In einem anständigen Staatswesen wäre ein solches Verhalten selbstverständlich skandalös und ein Rücktrittsgrund. Allein, die BRD ist kein anständiges Staatswesen. Sie wird regiert von Leuten, die allesamt geschworen haben, dass sie ihre “Kraft dem Wohle des deutschen Volkes widmen, seinen Nutzen mehren, Schaden von ihm wenden, das Grundgesetz … wahren und verteidigen” werden (Art. 56 GG), und die doch die Auflösung, und das heißt: Abschaffung dieses Volkes betreiben, seine Souveränitätsrechte trickreich supranationalen Organisationen zuschanzen, sein ihnen anvertrautes Geld an Schmarotzerstaaten verschleudern und die tragende Säule des Grundgesetzes, das Demokratieprinzip, zur Farce machen.
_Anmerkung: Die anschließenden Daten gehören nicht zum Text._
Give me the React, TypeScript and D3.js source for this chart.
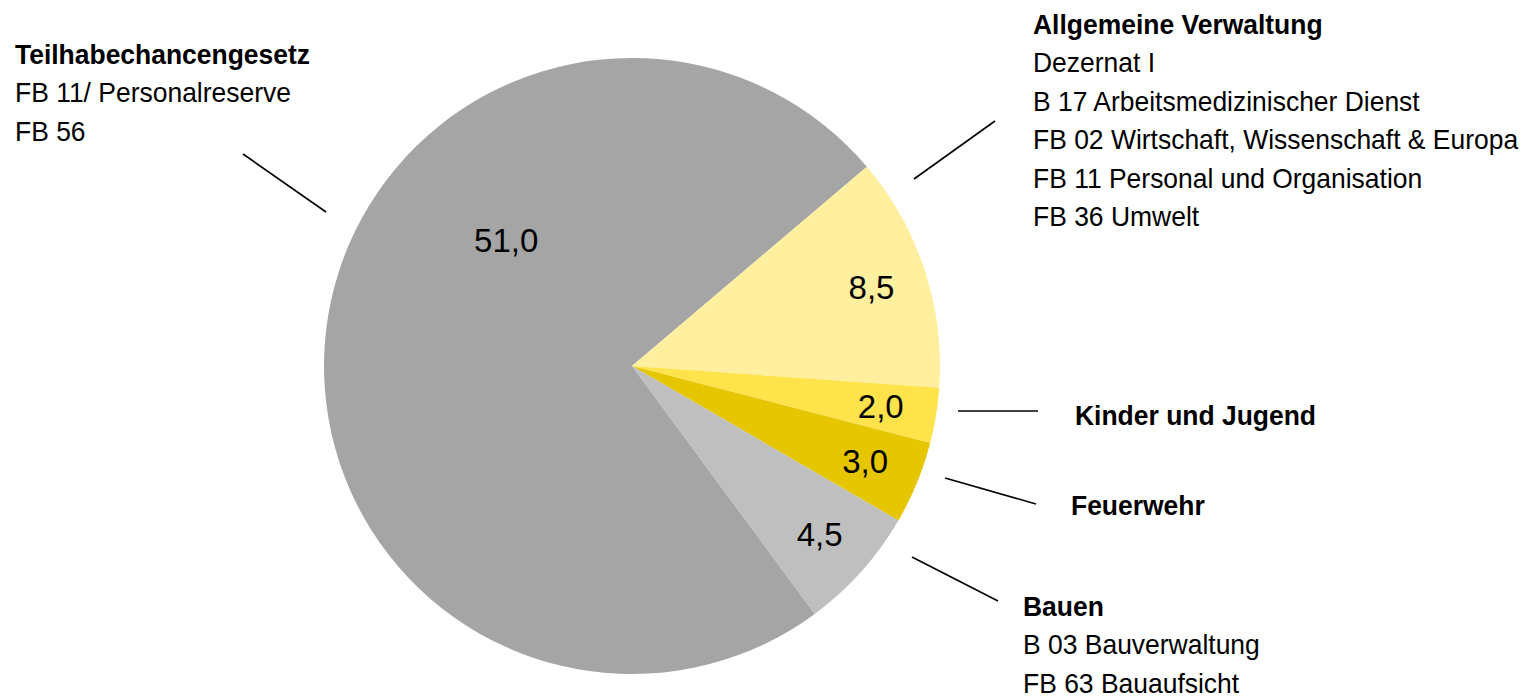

Sie bestreiten es nicht einmal, sie rühmen sich dessen noch.

Es gibt in diesem Staatswesen, das man nur noch zögernd so nennen mag, keinen Politiker, der diese Politik nicht mitträgt. Es gibt kein einziges Mitglied einer Landes- oder Bundesregierung, das mit seinem Amtseid nicht de facto einen Meineid geleistet hätte, ob das im Einzelfall nun justiziabel ist oder nicht. Wulffs Lüge zu skandalisieren, ist im Kontext eines solchen Systems der universellen und institutionalisierten Lüge in sich bereits eine Lüge.

Skandale haben eine propagandistische Funktion: Was als skandalös markiert ist, wird damit zugleich als Ausnahme markiert, die die Regel bestätigt. Der Schmutz des Skandals lässt das System, innerhalb dessen er stattfindet, nur umso sauberer aussehen. Wo es ein schwarzes Schaf gibt, sehen alle anderen Schafe, und strotzten sie vor Schmutz, ziemlich hell aus.

Die politische Klasse, die sich, wenn auch zögernd, anschickt, einen der ihren über eine Lüge stolpern zu lassen, hat frappierende Ähnlichkeit mit dem oben erwähnten Bordellbesitzer.